Director of Community Corrections in Berkeley County Tim Czaja was another speaker at the drug summit.
He said he would be talking about all of his corrections programs he’s responsible for in Berkeley County that are truly seeming to help the situation, such as the Day Report Center, the Home Confinement program, the Community Service program, and the Recovery Resource Center, which is not a corrections program, but a program that’s open to the public.
Czaja said they’re realizing that it takes more than simply locking someone up for using drugs.
“We’ve learned that we can’t incarcerate our way out of the problem,” Czaja said. “We’ve learned that when we just put people who are dealing with substance use disorder in jail, it becomes a revolving door and it’s really expensive.”
He said it’s far cheaper for taxpayers to allow these programs to operate in the community and to give those addicted the opportunity to live in the community while getting treatment and the help they need.
Czaja said these treatment facilities and programs work to address the whole mental aspect behind addiction, rewiring the brain of a person who’s addicted, and correcting their behavior.

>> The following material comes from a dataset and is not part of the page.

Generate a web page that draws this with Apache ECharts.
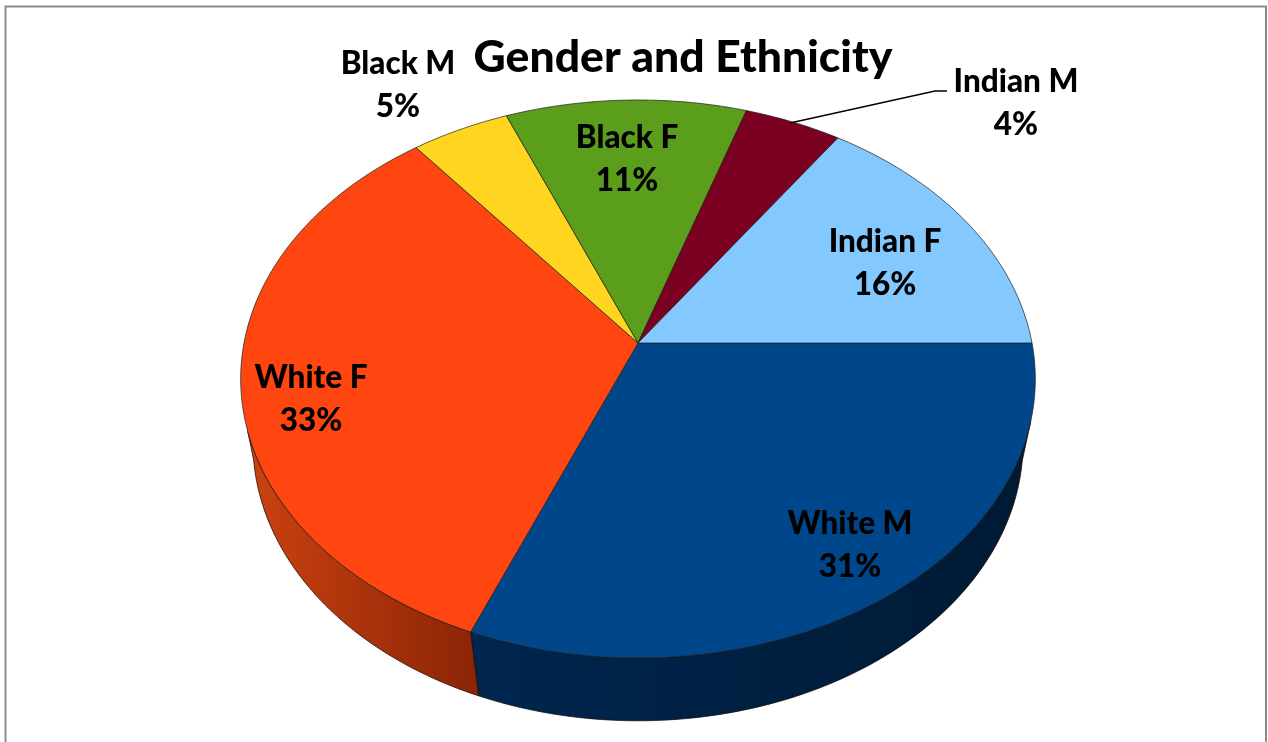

“Long-term substance users, their brains can’t enjoy life the way they once did, it’s called Acute Withdrawal Syndrome,” he said. “It takes up to 12 months for a person’s brain to heal to the point where they get to enjoy life again without substances.”
However, Czaja said the one thing still holding people back from getting the help they need–stigma.
“It’s embarrassing, you know, family members who have a child who struggles with addiction don’t want people to know because they feel embarrassment, the person struggling from addiction doesn’t necessarily want people to know because it’s embarrassing,” he said.
In addition to that he said there’s a lot of people in the community who look down on those who are suffering from drug addiction as they consider them moral failures.
Czaja said, however, once people can understand that it’s a disease of the mind, they will understand that it’s not the addict who is the problem but it’s the sickness itself. He said showing more compassion for them will better help the issue moving forward.
But, Czaja said there’s already a lot more positive attention being paid to the situation, more education and more progress starting to be made. He said it’s just something that’s always going to require that level of acknowledgement and constant redirection.